Solar power is generated when special panels of solar cells, or modules, capture sunlight and convert it directly into electricity. These panels are known as photovoltaic, or PV. (“Photo” is Greek for light, and “voltaic” pertains to electricity.)
Several PV panels can be grouped into solar arrays, and large numbers of these used to create a solar power plant. The electricity produced by solar panels can be used right away, fed into the power grid for others to use, or stored in a battery so it is also available on cloudy days.
Solar thin films are light-absorbing materials that are rolled, sprayed, or painted onto rooftops and other surfaces. Thin films are cheaper to make than traditional solar cells, but they are not yet as efficient at producing electricity.
Thermal solar power uses mirrors or panels containing tiny tubes filled with water that absorb heat from the sun. On rooftops, they can supply hot water for individual buildings. Concentrated solar power can also be used to create steam that spins turbines at electric power plants.

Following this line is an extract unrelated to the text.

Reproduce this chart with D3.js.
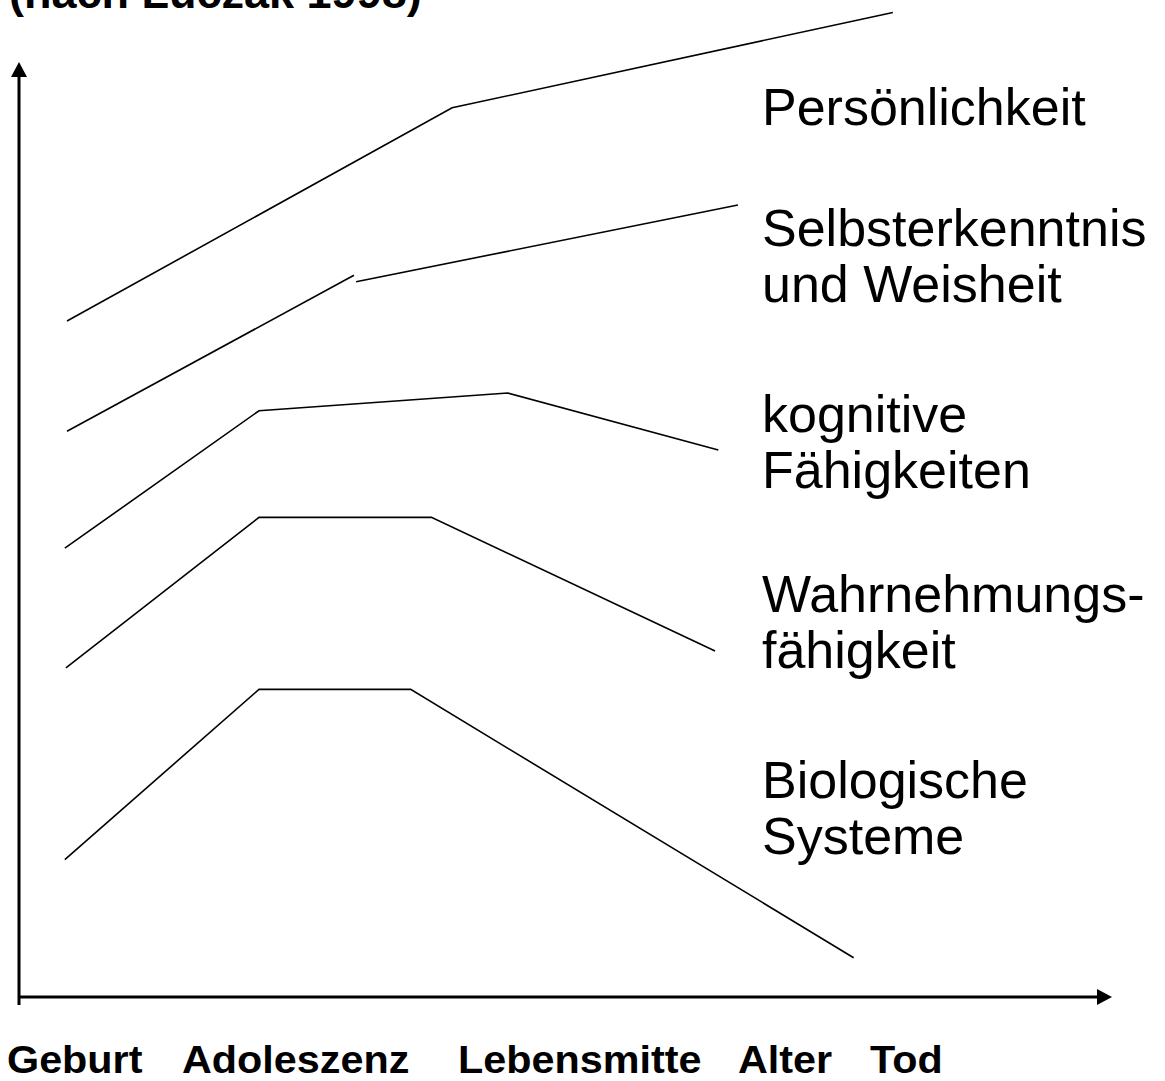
<!DOCTYPE html>
<html>
<head>
<meta charset="utf-8">
<script src="https://cdn.jsdelivr.net/npm/d3@7"></script>
<style>
html,body{margin:0;padding:0;background:#fff;}
svg{display:block;}
</style>
</head>
<body>
<svg id="chart" width="1165" height="1081"></svg>
<script>
// ---- data (x: life course 0..100, y: development level 0..100) ----
const title = "(nach Luczak 1998)";
const stageLabels = ["Geburt", "Adoleszenz", "Lebensmitte", "Alter", "Tod"];
const stageLabelX = [7, 182, 458, 738, 870];
const persoenlichkeit = [[4.4, 72.3], [39.7, 95.1], [80.1, 105.3]];
const selbsterkenntnisA = [[4.4, 60.5], [30.7, 77.2]];
const selbsterkenntnisB = [[30.9, 76.5], [65.9, 84.7]];
const kognitiv = [[4.2, 48.0], [22.0, 62.7], [44.8, 64.6], [64.1, 58.5]];
const wahrnehmung = [[4.3, 35.2], [22.0, 51.3], [37.8, 51.3], [63.8, 37.0]];
const biologisch = [[4.2, 14.7], [22.0, 32.9], [35.9, 32.9], [76.5, 4.2]];
const seriesLabels = [
  {lines: ["Persönlichkeit"], y: 93.3},
  {lines: ["Selbsterkenntnis", "und Weisheit"], y: 80.3},
  {lines: ["kognitive", "Fähigkeiten"], y: 60.4},
  {lines: ["Wahrnehmungs-", "fähigkeit"], y: 41.2},
  {lines: ["Biologische", "Systeme"], y: 21.3}
];

const svg = d3.select("#chart");
const x = d3.scaleLinear().domain([0, 100]).range([19, 1110]);
const y = d3.scaleLinear().domain([0, 100]).range([997, 62]);
const FONT = "'Liberation Sans', Arial, Helvetica, sans-serif";

// title (partially cut at top, as in the reference)
svg.append("text")
  .attr("x", 9).attr("y", 8)
  .attr("font-family", FONT).attr("font-weight", "bold")
  .attr("font-size", 45)
  .text(title);

// axes
svg.append("line")
  .attr("x1", x(0)).attr("x2", x(0))
  .attr("y1", y(0) + 8).attr("y2", y(100) + 12)
  .attr("stroke", "#000").attr("stroke-width", 3);
svg.append("path")
  .attr("d", `M${x(0)},${y(100)} L${x(0)-8},${y(100)+15} L${x(0)+8},${y(100)+15} Z`)
  .attr("fill", "#000");
svg.append("line")
  .attr("x1", x(0)).attr("x2", x(100) - 12)
  .attr("y1", y(0)).attr("y2", y(0))
  .attr("stroke", "#000").attr("stroke-width", 3);
svg.append("path")
  .attr("d", `M${x(100)+2},${y(0)} L${x(100)-13},${y(0)-8} L${x(100)-13},${y(0)+8} Z`)
  .attr("fill", "#000");

// series lines
const line = d3.line().x(d => x(d[0])).y(d => y(d[1]));
[persoenlichkeit, selbsterkenntnisA, selbsterkenntnisB, kognitiv, wahrnehmung, biologisch]
  .forEach(s => {
    svg.append("path").attr("d", line(s))
      .attr("fill", "none").attr("stroke", "#000").attr("stroke-width", 1.6);
  });

// series labels
seriesLabels.forEach(lb => {
  const t = svg.append("text")
    .attr("font-family", FONT).attr("font-size", 52)
    .attr("x", 762).attr("y", y(lb.y));
  lb.lines.forEach((l, i) => {
    t.append("tspan").attr("x", 762).attr("dy", i === 0 ? 0 : 56).text(l);
  });
});

// stage labels
svg.selectAll(".stage").data(stageLabels).enter().append("text")
  .attr("class", "stage")
  .attr("x", (d, i) => stageLabelX[i])
  .attr("y", 1073)
  .attr("font-family", FONT).attr("font-weight", "bold")
  .attr("font-size", 39)
  .attr("transform", (d, i) => `translate(${stageLabelX[i]},0) scale(1.06,1) translate(${-stageLabelX[i]},0)`)
  .text(d => d);
</script>
</body>
</html>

- Solar power generation creates electricity without releasing CO2.
- Solar power can be generated on rooftops for individual homes and businesses without taking up much space.
- Rooftop solar panels can send extra electricity into the power grid for others to use.
- The amount of electricity or hot water that can be produced from solar power depends on weather, location, and time of day.
- Although the cost of solar panels is falling, this is still an expensive energy source.
- Large solar power plants use many acres of land and may require costly new transmission lines to carry the electricity to where it is needed.